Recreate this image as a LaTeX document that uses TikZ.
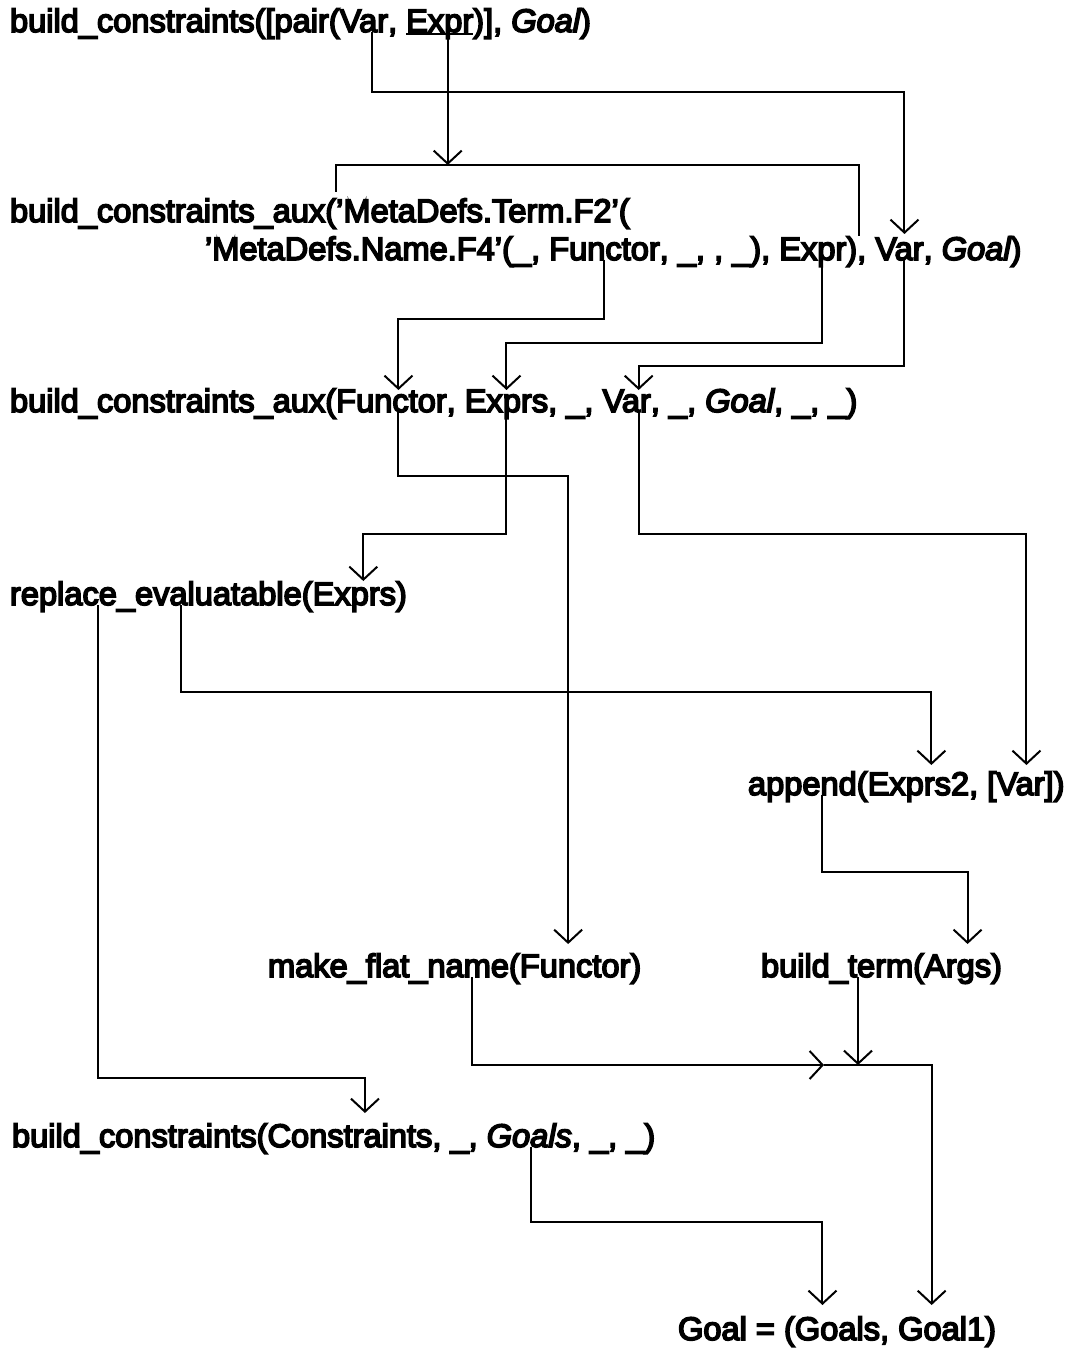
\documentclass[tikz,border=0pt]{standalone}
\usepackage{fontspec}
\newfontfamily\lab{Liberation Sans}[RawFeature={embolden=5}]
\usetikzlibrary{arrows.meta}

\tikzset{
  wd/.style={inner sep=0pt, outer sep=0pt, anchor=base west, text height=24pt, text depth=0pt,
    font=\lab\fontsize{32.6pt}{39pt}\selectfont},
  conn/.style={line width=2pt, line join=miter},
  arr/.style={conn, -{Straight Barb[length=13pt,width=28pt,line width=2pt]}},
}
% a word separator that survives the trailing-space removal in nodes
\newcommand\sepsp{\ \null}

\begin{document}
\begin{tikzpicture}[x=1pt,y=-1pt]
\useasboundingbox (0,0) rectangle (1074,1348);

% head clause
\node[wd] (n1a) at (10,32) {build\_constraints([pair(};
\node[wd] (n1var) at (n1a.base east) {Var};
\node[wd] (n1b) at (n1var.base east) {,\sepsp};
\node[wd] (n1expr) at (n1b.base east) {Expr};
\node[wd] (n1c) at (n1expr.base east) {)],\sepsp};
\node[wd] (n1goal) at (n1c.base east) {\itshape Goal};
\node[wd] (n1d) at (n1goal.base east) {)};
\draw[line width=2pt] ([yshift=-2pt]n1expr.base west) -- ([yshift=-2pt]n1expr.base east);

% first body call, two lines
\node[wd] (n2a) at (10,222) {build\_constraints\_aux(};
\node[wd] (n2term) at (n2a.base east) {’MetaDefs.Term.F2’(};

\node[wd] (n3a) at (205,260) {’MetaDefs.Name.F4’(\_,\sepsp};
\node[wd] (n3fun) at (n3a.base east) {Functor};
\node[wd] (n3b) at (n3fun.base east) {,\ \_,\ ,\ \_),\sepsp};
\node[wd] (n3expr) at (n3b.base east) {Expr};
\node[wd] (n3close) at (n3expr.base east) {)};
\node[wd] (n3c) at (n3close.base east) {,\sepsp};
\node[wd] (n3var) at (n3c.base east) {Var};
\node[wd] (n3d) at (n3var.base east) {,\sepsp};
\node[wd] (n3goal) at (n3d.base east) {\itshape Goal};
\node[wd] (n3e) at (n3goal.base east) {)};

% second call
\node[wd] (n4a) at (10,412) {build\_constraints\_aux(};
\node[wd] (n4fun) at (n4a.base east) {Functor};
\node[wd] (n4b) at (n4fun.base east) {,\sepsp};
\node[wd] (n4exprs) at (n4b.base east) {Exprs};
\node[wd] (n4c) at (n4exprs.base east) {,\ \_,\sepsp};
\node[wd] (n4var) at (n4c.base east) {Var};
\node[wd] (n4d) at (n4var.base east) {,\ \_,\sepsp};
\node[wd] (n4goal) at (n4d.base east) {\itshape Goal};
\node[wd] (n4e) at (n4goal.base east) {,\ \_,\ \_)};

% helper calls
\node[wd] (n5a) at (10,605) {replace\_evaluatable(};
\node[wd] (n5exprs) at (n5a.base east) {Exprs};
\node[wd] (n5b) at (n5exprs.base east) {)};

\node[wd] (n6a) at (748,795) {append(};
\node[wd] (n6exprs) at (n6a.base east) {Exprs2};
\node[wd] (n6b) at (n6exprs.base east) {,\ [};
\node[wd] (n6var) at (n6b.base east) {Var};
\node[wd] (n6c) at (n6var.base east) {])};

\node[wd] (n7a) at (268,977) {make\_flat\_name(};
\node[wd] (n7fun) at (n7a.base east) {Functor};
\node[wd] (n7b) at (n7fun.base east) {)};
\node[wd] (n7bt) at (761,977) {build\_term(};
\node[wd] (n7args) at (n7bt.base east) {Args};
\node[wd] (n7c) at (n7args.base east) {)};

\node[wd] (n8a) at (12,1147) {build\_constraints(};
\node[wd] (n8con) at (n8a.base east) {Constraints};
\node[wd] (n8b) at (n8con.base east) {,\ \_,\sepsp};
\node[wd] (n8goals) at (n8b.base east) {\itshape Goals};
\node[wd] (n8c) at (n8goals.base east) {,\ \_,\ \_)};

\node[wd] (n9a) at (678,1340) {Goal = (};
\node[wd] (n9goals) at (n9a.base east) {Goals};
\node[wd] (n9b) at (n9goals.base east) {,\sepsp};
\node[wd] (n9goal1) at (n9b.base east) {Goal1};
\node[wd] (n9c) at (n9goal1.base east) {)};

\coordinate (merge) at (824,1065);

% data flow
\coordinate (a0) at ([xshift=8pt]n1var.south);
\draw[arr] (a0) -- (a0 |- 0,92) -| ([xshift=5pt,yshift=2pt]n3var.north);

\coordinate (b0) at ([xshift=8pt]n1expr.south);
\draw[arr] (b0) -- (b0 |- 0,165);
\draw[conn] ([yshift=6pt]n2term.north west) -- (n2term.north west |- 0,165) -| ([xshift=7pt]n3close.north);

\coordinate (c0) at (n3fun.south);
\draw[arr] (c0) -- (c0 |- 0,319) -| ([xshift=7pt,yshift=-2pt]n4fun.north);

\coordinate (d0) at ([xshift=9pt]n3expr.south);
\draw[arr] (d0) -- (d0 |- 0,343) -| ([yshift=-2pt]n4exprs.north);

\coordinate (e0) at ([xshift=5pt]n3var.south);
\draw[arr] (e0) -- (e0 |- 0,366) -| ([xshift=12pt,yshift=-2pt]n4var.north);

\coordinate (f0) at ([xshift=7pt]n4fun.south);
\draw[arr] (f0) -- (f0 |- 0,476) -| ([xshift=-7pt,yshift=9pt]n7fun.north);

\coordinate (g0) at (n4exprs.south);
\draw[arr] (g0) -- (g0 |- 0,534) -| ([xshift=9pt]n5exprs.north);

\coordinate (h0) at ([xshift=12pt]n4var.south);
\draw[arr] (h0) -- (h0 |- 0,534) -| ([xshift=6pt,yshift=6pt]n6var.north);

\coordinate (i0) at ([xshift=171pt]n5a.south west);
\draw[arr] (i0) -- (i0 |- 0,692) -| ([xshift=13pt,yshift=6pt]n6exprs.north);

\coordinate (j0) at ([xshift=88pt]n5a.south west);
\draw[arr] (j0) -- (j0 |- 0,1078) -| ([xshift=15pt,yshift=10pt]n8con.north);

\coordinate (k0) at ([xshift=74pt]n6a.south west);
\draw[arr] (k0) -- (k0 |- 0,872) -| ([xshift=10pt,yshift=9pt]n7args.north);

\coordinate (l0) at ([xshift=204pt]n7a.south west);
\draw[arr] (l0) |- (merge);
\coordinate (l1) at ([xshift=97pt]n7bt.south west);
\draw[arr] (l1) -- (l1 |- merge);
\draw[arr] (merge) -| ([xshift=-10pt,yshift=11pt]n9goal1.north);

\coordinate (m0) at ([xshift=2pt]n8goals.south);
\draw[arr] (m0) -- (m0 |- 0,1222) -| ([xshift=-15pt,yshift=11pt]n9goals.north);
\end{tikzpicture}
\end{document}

+--

> DIRECTIONS FOR THIS TASK
Write out the listing above exactly as it stands, pictures excluded.

> FINAL RESULT
Recreate this image as a LaTeX document that uses TikZ.
\documentclass[tikz,border=0pt]{standalone}
\usepackage{fontspec}
\newfontfamily\lab{Liberation Sans}[RawFeature={embolden=5}]
\usetikzlibrary{arrows.meta}

\tikzset{
  wd/.style={inner sep=0pt, outer sep=0pt, anchor=base west, text height=24pt, text depth=0pt,
    font=\lab\fontsize{32.6pt}{39pt}\selectfont},
  conn/.style={line width=2pt, line join=miter},
  arr/.style={conn, -{Straight Barb[length=13pt,width=28pt,line width=2pt]}},
}
% a word separator that survives the trailing-space removal in nodes
\newcommand\sepsp{\ \null}

\begin{document}
\begin{tikzpicture}[x=1pt,y=-1pt]
\useasboundingbox (0,0) rectangle (1074,1348);

% head clause
\node[wd] (n1a) at (10,32) {build\_constraints([pair(};
\node[wd] (n1var) at (n1a.base east) {Var};
\node[wd] (n1b) at (n1var.base east) {,\sepsp};
\node[wd] (n1expr) at (n1b.base east) {Expr};
\node[wd] (n1c) at (n1expr.base east) {)],\sepsp};
\node[wd] (n1goal) at (n1c.base east) {\itshape Goal};
\node[wd] (n1d) at (n1goal.base east) {)};
\draw[line width=2pt] ([yshift=-2pt]n1expr.base west) -- ([yshift=-2pt]n1expr.base east);

% first body call, two lines
\node[wd] (n2a) at (10,222) {build\_constraints\_aux(};
\node[wd] (n2term) at (n2a.base east) {’MetaDefs.Term.F2’(};

\node[wd] (n3a) at (205,260) {’MetaDefs.Name.F4’(\_,\sepsp};
\node[wd] (n3fun) at (n3a.base east) {Functor};
\node[wd] (n3b) at (n3fun.base east) {,\ \_,\ ,\ \_),\sepsp};
\node[wd] (n3expr) at (n3b.base east) {Expr};
\node[wd] (n3close) at (n3expr.base east) {)};
\node[wd] (n3c) at (n3close.base east) {,\sepsp};
\node[wd] (n3var) at (n3c.base east) {Var};
\node[wd] (n3d) at (n3var.base east) {,\sepsp};
\node[wd] (n3goal) at (n3d.base east) {\itshape Goal};
\node[wd] (n3e) at (n3goal.base east) {)};

% second call
\node[wd] (n4a) at (10,412) {build\_constraints\_aux(};
\node[wd] (n4fun) at (n4a.base east) {Functor};
\node[wd] (n4b) at (n4fun.base east) {,\sepsp};
\node[wd] (n4exprs) at (n4b.base east) {Exprs};
\node[wd] (n4c) at (n4exprs.base east) {,\ \_,\sepsp};
\node[wd] (n4var) at (n4c.base east) {Var};
\node[wd] (n4d) at (n4var.base east) {,\ \_,\sepsp};
\node[wd] (n4goal) at (n4d.base east) {\itshape Goal};
\node[wd] (n4e) at (n4goal.base east) {,\ \_,\ \_)};

% helper calls
\node[wd] (n5a) at (10,605) {replace\_evaluatable(};
\node[wd] (n5exprs) at (n5a.base east) {Exprs};
\node[wd] (n5b) at (n5exprs.base east) {)};

\node[wd] (n6a) at (748,795) {append(};
\node[wd] (n6exprs) at (n6a.base east) {Exprs2};
\node[wd] (n6b) at (n6exprs.base east) {,\ [};
\node[wd] (n6var) at (n6b.base east) {Var};
\node[wd] (n6c) at (n6var.base east) {])};

\node[wd] (n7a) at (268,977) {make\_flat\_name(};
\node[wd] (n7fun) at (n7a.base east) {Functor};
\node[wd] (n7b) at (n7fun.base east) {)};
\node[wd] (n7bt) at (761,977) {build\_term(};
\node[wd] (n7args) at (n7bt.base east) {Args};
\node[wd] (n7c) at (n7args.base east) {)};

\node[wd] (n8a) at (12,1147) {build\_constraints(};
\node[wd] (n8con) at (n8a.base east) {Constraints};
\node[wd] (n8b) at (n8con.base east) {,\ \_,\sepsp};
\node[wd] (n8goals) at (n8b.base east) {\itshape Goals};
\node[wd] (n8c) at (n8goals.base east) {,\ \_,\ \_)};

\node[wd] (n9a) at (678,1340) {Goal = (};
\node[wd] (n9goals) at (n9a.base east) {Goals};
\node[wd] (n9b) at (n9goals.base east) {,\sepsp};
\node[wd] (n9goal1) at (n9b.base east) {Goal1};
\node[wd] (n9c) at (n9goal1.base east) {)};

\coordinate (merge) at (824,1065);

% data flow
\coordinate (a0) at ([xshift=8pt]n1var.south);
\draw[arr] (a0) -- (a0 |- 0,92) -| ([xshift=5pt,yshift=2pt]n3var.north);

\coordinate (b0) at ([xshift=8pt]n1expr.south);
\draw[arr] (b0) -- (b0 |- 0,165);
\draw[conn] ([yshift=6pt]n2term.north west) -- (n2term.north west |- 0,165) -| ([xshift=7pt]n3close.north);

\coordinate (c0) at (n3fun.south);
\draw[arr] (c0) -- (c0 |- 0,319) -| ([xshift=7pt,yshift=-2pt]n4fun.north);

\coordinate (d0) at ([xshift=9pt]n3expr.south);
\draw[arr] (d0) -- (d0 |- 0,343) -| ([yshift=-2pt]n4exprs.north);

\coordinate (e0) at ([xshift=5pt]n3var.south);
\draw[arr] (e0) -- (e0 |- 0,366) -| ([xshift=12pt,yshift=-2pt]n4var.north);

\coordinate (f0) at ([xshift=7pt]n4fun.south);
\draw[arr] (f0) -- (f0 |- 0,476) -| ([xshift=-7pt,yshift=9pt]n7fun.north);

\coordinate (g0) at (n4exprs.south);
\draw[arr] (g0) -- (g0 |- 0,534) -| ([xshift=9pt]n5exprs.north);

\coordinate (h0) at ([xshift=12pt]n4var.south);
\draw[arr] (h0) -- (h0 |- 0,534) -| ([xshift=6pt,yshift=6pt]n6var.north);

\coordinate (i0) at ([xshift=171pt]n5a.south west);
\draw[arr] (i0) -- (i0 |- 0,692) -| ([xshift=13pt,yshift=6pt]n6exprs.north);

\coordinate (j0) at ([xshift=88pt]n5a.south west);
\draw[arr] (j0) -- (j0 |- 0,1078) -| ([xshift=15pt,yshift=10pt]n8con.north);

\coordinate (k0) at ([xshift=74pt]n6a.south west);
\draw[arr] (k0) -- (k0 |- 0,872) -| ([xshift=10pt,yshift=9pt]n7args.north);

\coordinate (l0) at ([xshift=204pt]n7a.south west);
\draw[arr] (l0) |- (merge);
\coordinate (l1) at ([xshift=97pt]n7bt.south west);
\draw[arr] (l1) -- (l1 |- merge);
\draw[arr] (merge) -| ([xshift=-10pt,yshift=11pt]n9goal1.north);

\coordinate (m0) at ([xshift=2pt]n8goals.south);
\draw[arr] (m0) -- (m0 |- 0,1222) -| ([xshift=-15pt,yshift=11pt]n9goals.north);
\end{tikzpicture}
\end{document}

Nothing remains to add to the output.